- Born: 1469
- Died: 20 January 1483 (aged 13–14)
- Spouse: Giovanni Andrea Cesarini ​ ​(m. 1481)​
- Father: Rodrigo Borgia

= Girolama Borgia =

Illegitimate daughter of Rodrigo Borgia, Pope Alexander VI

Girolama Borgia (Catalan: Jerónima de Borja; 1469 – 20 January 1483) was an illegitimate daughter of Cardinal Rodrigo Borgia, later Pope Alexander VI.

Arms of the House of Borgia

== Biography ==
Girolama Borgia was born in Rome in 1469 to Cardinal Rodrigo Borgia and an unmarried woman whose identity is unknown, who was Borgia's lover before of his most famous mistress Vannozza Cattanei. She was the third child of Borgia, after her half-siblings Pedro Luis and Isabella. Her younger half-siblings were the most famous children of Borgia, birth by Vannozza Cattanei: Cesare, Giovanni "Juan", Lucrezia and Goffredo "Joffre" Borgia.

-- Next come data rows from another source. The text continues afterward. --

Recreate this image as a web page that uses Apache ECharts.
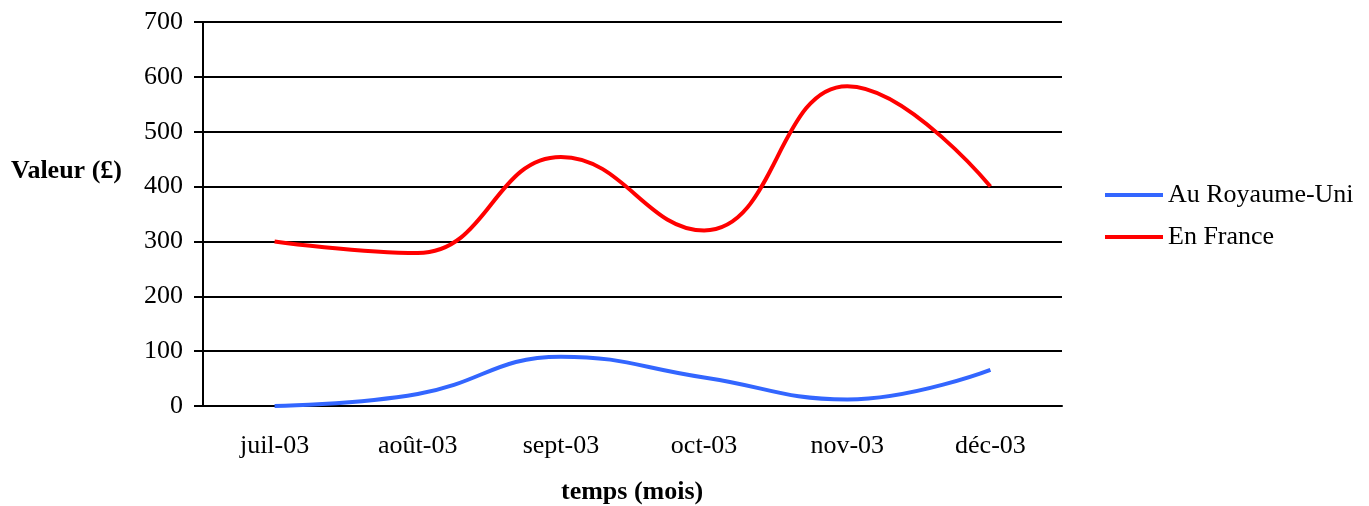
<!DOCTYPE html>
<html>
<head>
<meta charset="utf-8">
<script src="https://cdn.jsdelivr.net/npm/echarts@6/dist/echarts.min.js"></script>
<style>
  html, body { margin: 0; padding: 0; background: #fff; }
  #chart { width: 1369px; height: 506px; }
</style>
</head>
<body>
<div id="chart"></div>
<script>
// mois
const months = ["juil-03", "août-03", "sept-03", "oct-03", "nov-03", "déc-03"];
// valeurs
const ukValues = [0, 22, 90, 52, 12, 66];
const franceValues = [300, 279, 454, 320, 583, 400];
const yTicks = [0, 100, 200, 300, 400, 500, 600, 700];

const serif = "'Liberation Serif', 'Times New Roman', serif";

const chart = echarts.init(document.getElementById("chart"));

chart.setOption({
  animation: false,
  backgroundColor: "#fff",
  grid: { left: 203, right: 307, top: 22, bottom: 100, containLabel: false },
  legend: {
    orient: "vertical",
    left: 1100,
    top: 177,
    itemWidth: 58,
    itemHeight: 4,
    itemGap: 16,
    icon: "rect",
    textStyle: { fontFamily: serif, fontSize: 26, color: "#000" },
    data: ["Au Royaume-Uni", "En France"]
  },
  xAxis: {
    type: "category",
    data: months,
    boundaryGap: true,
    axisTick: { show: false },
    axisLine: { lineStyle: { color: "#000", width: 2 } },
    axisLabel: { fontFamily: serif, fontSize: 26, color: "#000", margin: 27 }
  },
  yAxis: {
    type: "value",
    min: yTicks[0],
    max: yTicks[yTicks.length - 1],
    interval: 100,
    axisLine: { show: true, lineStyle: { color: "#000", width: 2 } },
    axisTick: { show: true, length: 9, lineStyle: { color: "#000", width: 2 } },
    axisLabel: { fontFamily: serif, fontSize: 26, color: "#000", margin: 20 },
    splitLine: { lineStyle: { color: "#000", width: 2 } }
  },
  graphic: [
    {
      type: "text",
      left: 11,
      top: 158,
      style: { text: "Valeur (£)", font: "bold 26px " + serif, fill: "#000" }
    },
    {
      type: "text",
      left: 561,
      top: 479,
      style: { text: "temps (mois)", font: "bold 26px " + serif, fill: "#000" }
    }
  ],
  series: [
    {
      name: "Au Royaume-Uni",
      type: "line",
      data: ukValues,
      smooth: 0.45,
      showSymbol: false,
      color: "#3366ff",
      lineStyle: { width: 4, color: "#3366ff" }
    },
    {
      name: "En France",
      type: "line",
      data: franceValues,
      smooth: 0.45,
      showSymbol: false,
      color: "#ff0000",
      lineStyle: { width: 4, color: "#ff0000" }
    }
  ]
});
</script>
</body>
</html>
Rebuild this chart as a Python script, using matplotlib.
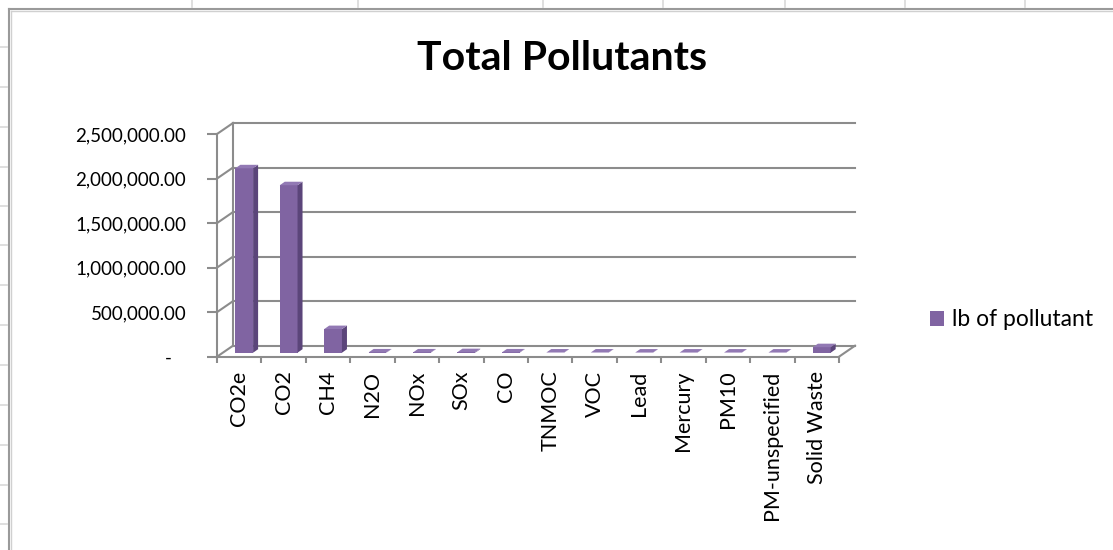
import numpy as np
import matplotlib.pyplot as plt
from matplotlib.patches import Polygon
from matplotlib.lines import Line2D
from matplotlib.ticker import FuncFormatter

plt.rcParams['font.family'] = ['Lato', 'DejaVu Sans']

# ---------- data ----------
categories = ["CO2e", "CO2", "CH4", "N2O", "NOx", "SOx", "CO", "TNMOC",
              "VOC", "Lead", "Mercury", "PM10", "PM-unspecified", "Solid Waste"]
pollutant_lb = [2070000, 1880000, 265000, 3000, 3000, 6000, 3000, 2000,
                2000, 1500, 1500, 1500, 1500, 62000]
series_name = "lb of pollutant"
y_ticks = [0, 500000, 1000000, 1500000, 2000000, 2500000]

# ---------- style ----------
W, H = 1113, 550
FRONT = '#8064A2'
SIDE = '#5B457A'
TOP = '#9279B4'
GRID = '#8C8C8C'
SHEET = '#D9D9D9'

fig = plt.figure(figsize=(W / 100, H / 100), dpi=100)
ax = fig.add_axes([217 / W, (H - 356.7) / H, 622 / W, 222.7 / H])
ax.set_xlim(-0.5, len(categories) - 0.5)
ax.set_ylim(0, 2500000)
ax.patch.set_visible(False)


def px_to_data(dx, dy):
    # pixel offset -> data offset (linear scales)
    x0, y0 = ax.transData.inverted().transform((0, 0))
    x1, y1 = ax.transData.inverted().transform((dx, dy))
    return x1 - x0, y1 - y0


Dx, Dy = px_to_data(16, 11)     # back wall depth
Fx, Fy = px_to_data(5, 4)       # bar front face position
Bx, By = px_to_data(5, 3.5)     # bar depth

xl, xr = ax.get_xlim()
line_kw = dict(color=GRID, lw=1.5, clip_on=False, zorder=1)

# back wall gridlines + left wall diagonals
for y in y_ticks:
    ax.plot([xl + Dx, xr + Dx], [y + Dy, y + Dy], **line_kw)
    ax.plot([xl, xl + Dx], [y, y + Dy], **line_kw)
ax.plot([xl + Dx, xl + Dx], [Dy, y_ticks[-1] + Dy], **line_kw)
ax.plot([xr, xr + Dx], [0, Dy], **line_kw)

# bars
x = np.arange(len(categories))
bw = 0.4
bars = ax.bar(x + Fx, pollutant_lb, width=bw, bottom=Fy, color=FRONT,
              edgecolor='none', zorder=3, label=series_name)
for xi, v in zip(x, pollutant_lb):
    x0, x1 = xi + Fx - bw / 2, xi + Fx + bw / 2
    y0, y1 = Fy, Fy + v
    ax.add_patch(Polygon([(x1, y0), (x1 + Bx, y0 + By), (x1 + Bx, y1 + By), (x1, y1)],
                         closed=True, facecolor=SIDE, edgecolor='none', zorder=3))
    ax.add_patch(Polygon([(x0, y1), (x1, y1), (x1 + Bx, y1 + By), (x0 + Bx, y1 + By)],
                         closed=True, facecolor=TOP, edgecolor='none', zorder=3))

# front axes
for s in ['top', 'right']:
    ax.spines[s].set_visible(False)
for s in ['left', 'bottom']:
    ax.spines[s].set_color(GRID)
    ax.spines[s].set_linewidth(1.5)
    ax.spines[s].set_zorder(4)

ax.set_yticks(y_ticks)
ax.yaxis.set_major_formatter(FuncFormatter(lambda v, p: '-   ' if v == 0 else f'{v:,.2f}'))
ax.tick_params(axis='y', length=7.2, width=1.5, color=GRID, pad=15, labelsize=13.5)

ax.set_xticks(x)
ax.set_xticklabels(categories, rotation=90)
ax.set_xticks(np.arange(-0.5, len(categories), 1), minor=True)
ax.tick_params(axis='x', which='major', length=0, pad=10, labelsize=15.5)
ax.tick_params(axis='x', which='minor', length=4.5, width=1.5, color=GRID)

# title and legend
fig.text(562 / W, 1 - 58 / H, "Total Pollutants", ha='center', va='center',
         fontsize=29.5, fontweight='bold')
ax.legend(loc='center left', bbox_to_anchor=(930 / W, 1 - 320 / H),
          bbox_transform=fig.transFigure, frameon=False, fontsize=16.5,
          handlelength=0.62, handleheight=0.62, handletextpad=0.35,
          borderaxespad=0, borderpad=0)

# chart border and sheet grid behind it
for gx in [192, 358, 543, 663, 785, 905, 1025]:
    fig.add_artist(Line2D([gx / W, gx / W], [1, 1 - 7 / H], color=SHEET, lw=1.2))
for gy in [47, 87, 127, 167, 206, 245, 285, 325, 365, 405, 445, 485, 524]:
    fig.add_artist(Line2D([0, 7 / W], [1 - gy / H, 1 - gy / H], color=SHEET, lw=1.2))
fig.add_artist(Line2D([8.5 / W, 1], [1 - 8.5 / H, 1 - 8.5 / H], color='#9A9A9A', lw=1.5))
fig.add_artist(Line2D([8.5 / W, 8.5 / W], [0, 1 - 8.5 / H], color='#9A9A9A', lw=1.5))
fig.add_artist(Line2D([10.5 / W, 1], [1 - 10.5 / H, 1 - 10.5 / H], color='#D0D0D0', lw=1))
fig.add_artist(Line2D([10.5 / W, 10.5 / W], [0, 1 - 10.5 / H], color='#D0D0D0', lw=1))

fig.savefig('out.png', dpi=100)
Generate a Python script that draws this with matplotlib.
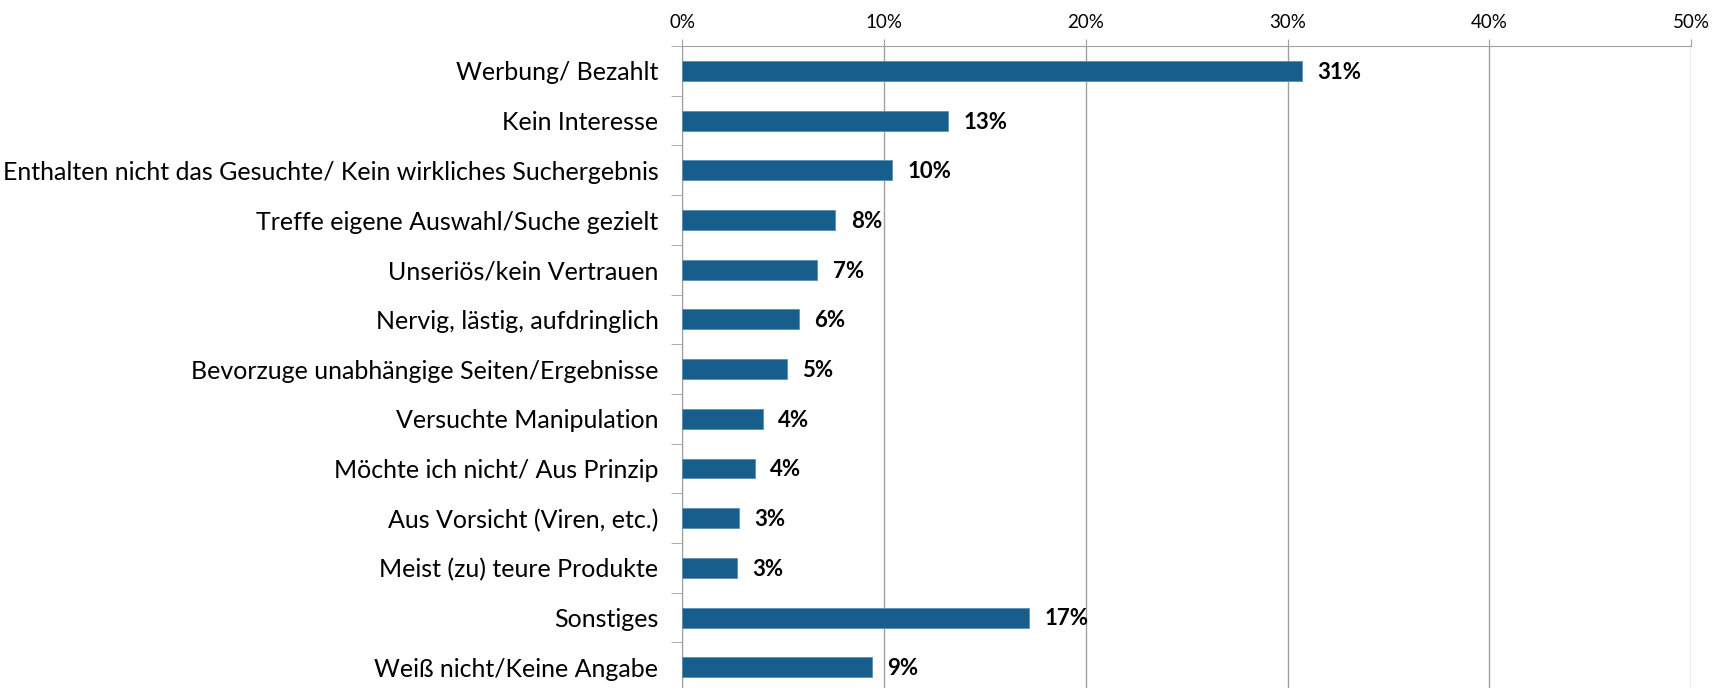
# Horizontal bar chart: Gruende gegen bezahlte Suchergebnisse

import matplotlib.pyplot as plt
from matplotlib.ticker import FuncFormatter

# Data:
kategorien = [
    "Werbung/ Bezahlt",
    "Kein Interesse",
    "Enthalten nicht das Gesuchte/ Kein wirkliches Suchergebnis",
    "Treffe eigene Auswahl/Suche gezielt",
    "Unseriös/kein Vertrauen",
    "Nervig, lästig, aufdringlich",
    "Bevorzuge unabhängige Seiten/Ergebnisse",
    "Versuchte Manipulation",
    "Möchte ich nicht/ Aus Prinzip",
    "Aus Vorsicht (Viren, etc.)",
    "Meist (zu) teure Produkte",
    "Sonstiges",
    "Weiß nicht/Keine Angabe",
]
werte = [30.7, 13.2, 10.4, 7.6, 6.7, 5.8, 5.2, 4.0, 3.6, 2.8, 2.7, 17.2, 9.4]
xticks = [0, 10, 20, 30, 40, 50]

plt.rcParams['font.family'] = ['Lato', 'DejaVu Sans']

fig = plt.figure(figsize=(17.28, 6.88), dpi=100)
ax = fig.add_axes([0.3947, -0.006, 0.584, 0.939])

pos = list(range(len(kategorien)))
ax.barh(pos, werte, height=0.4, color='#185e8c', edgecolor='#5d8fb3',
        linewidth=0.6, zorder=3)

# Value labels:
for p, w in zip(pos, werte):
    ax.annotate("%d%%" % round(w), (w, p), xytext=(11, -1),
                textcoords='offset points', va='center', ha='left',
                fontsize=16, fontweight='bold', color='black')

ax.set_xlim(0, 50)
ax.set_ylim(len(kategorien) - 0.5, -0.5)

# x axis on top:
ax.xaxis.tick_top()
ax.set_xticks(xticks)
ax.xaxis.set_major_formatter(FuncFormatter(lambda v, _: "%d%%" % v))
ax.tick_params(axis='x', length=5, color='#a0a0a0', labelsize=13.5, pad=6)
ax.grid(axis='x', color='#a0a0a0', linewidth=1, zorder=0)

# y axis labels, ticks between categories:
ax.set_yticks(pos)
ax.set_yticklabels(kategorien, fontsize=18)
ax.tick_params(axis='y', length=0, pad=17)
ax.set_yticks([p + 0.5 for p in pos[:-1]] + [-0.5], minor=True)
ax.tick_params(axis='y', which='minor', length=8, color='#a0a0a0')

for s in ['right', 'bottom']:
    ax.spines[s].set_visible(False)
ax.spines['top'].set_color('#a0a0a0')
ax.spines['left'].set_color('#a0a0a0')

plt.savefig('out.png', dpi=100)
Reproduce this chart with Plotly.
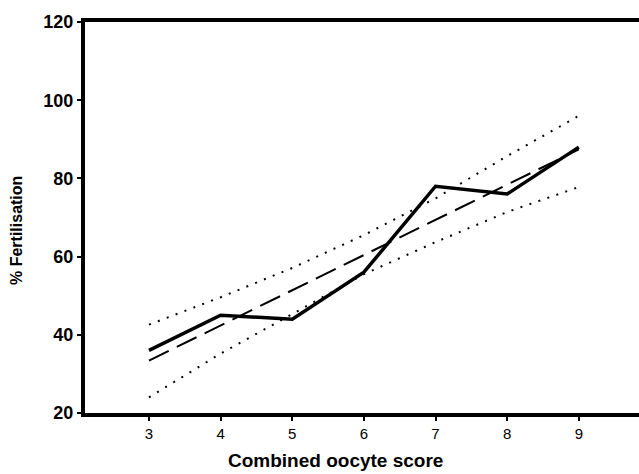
import plotly.graph_objects as go

# Data
scores = [3, 4, 5, 6, 7, 8, 9]
fertilisation = [36, 45, 44, 56, 78, 76, 88]
regression = [33.4, 42.4, 51.4, 60.4, 69.4, 78.4, 87.4]
upper_band = [42.6, 49.6, 57.1, 65.5, 74.9, 85.7, 96.0]
lower_band = [24.0, 35.2, 45.3, 55.5, 63.7, 71.4, 77.8]
y_ticks = [20, 40, 60, 80, 100, 120]
x_ticks = [3, 4, 5, 6, 7, 8, 9]

W, H = 639, 474
L, R, T, B = 85, 0, 22, 61
pw, ph = W - L - R, H - T - B

fig = go.Figure()
fig.add_trace(go.Scatter(x=scores, y=upper_band, mode="lines",
                         line=dict(color="black", width=2, dash="2px,7.5px"),
                         showlegend=False, hoverinfo="skip"))
fig.add_trace(go.Scatter(x=scores, y=lower_band, mode="lines",
                         line=dict(color="black", width=2, dash="2px,7.5px"),
                         showlegend=False, hoverinfo="skip"))
fig.add_trace(go.Scatter(x=scores, y=regression, mode="lines",
                         line=dict(color="black", width=2, dash="22px,9px"),
                         showlegend=False))
fig.add_trace(go.Scatter(x=scores, y=fertilisation, mode="lines",
                         line=dict(color="black", width=3.5),
                         showlegend=False))

fig.update_layout(
    width=W, height=H,
    margin=dict(l=L, r=R, t=T, b=B),
    paper_bgcolor="white", plot_bgcolor="white",
    font=dict(family="Arial, Liberation Sans, sans-serif", color="black"),
    annotations=[
        dict(text="<b>Combined oocyte score</b>", showarrow=False,
             xref="paper", yref="paper",
             x=(335 - L) / pw, y=(H - B - 460) / ph,
             xanchor="center", yanchor="middle", font=dict(size=19)),
        dict(text="<b>% Fertilisation</b>", showarrow=False, textangle=-90,
             xref="paper", yref="paper",
             x=(16 - L) / pw, y=(H - B - 231) / ph,
             xanchor="center", yanchor="middle", font=dict(size=16)),
    ],
)
fig.update_xaxes(
    range=[2.107, 9.84], tickvals=x_ticks, ticktext=[str(v) for v in x_ticks],
    showgrid=False, zeroline=False,
    showline=True, linecolor="black", linewidth=4, mirror=True,
    ticks="outside", ticklen=4, tickwidth=2, tickcolor="black",
    tickfont=dict(family="Liberation Sans Narrow, Arial Narrow, Arial, sans-serif", size=15),
)
fig.update_yaxes(
    range=[20, 120], tickvals=y_ticks, ticktext=["<b>%d</b>" % v for v in y_ticks],
    showgrid=False, zeroline=False,
    showline=True, linecolor="black", linewidth=4, mirror=False,
    ticks="outside", ticklen=4, tickwidth=2, tickcolor="black",
    tickfont=dict(size=18),
)

fig.write_html("out.html")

Girolama did not receive from her father the titles and wealth that he granted to Vannozza's children when he became Pope, but he recognized her as his daughter, as evidenced by her marriage certificate, and guaranteed her an income sufficient for a comfortable life.

In 1481 she was given in marriage to Giovanni Andrea Cesarini, a Roman aristocrat.

She died in Rome on 20 January 1483 (aged 13-14). In the same year Giovanni Andrea died also.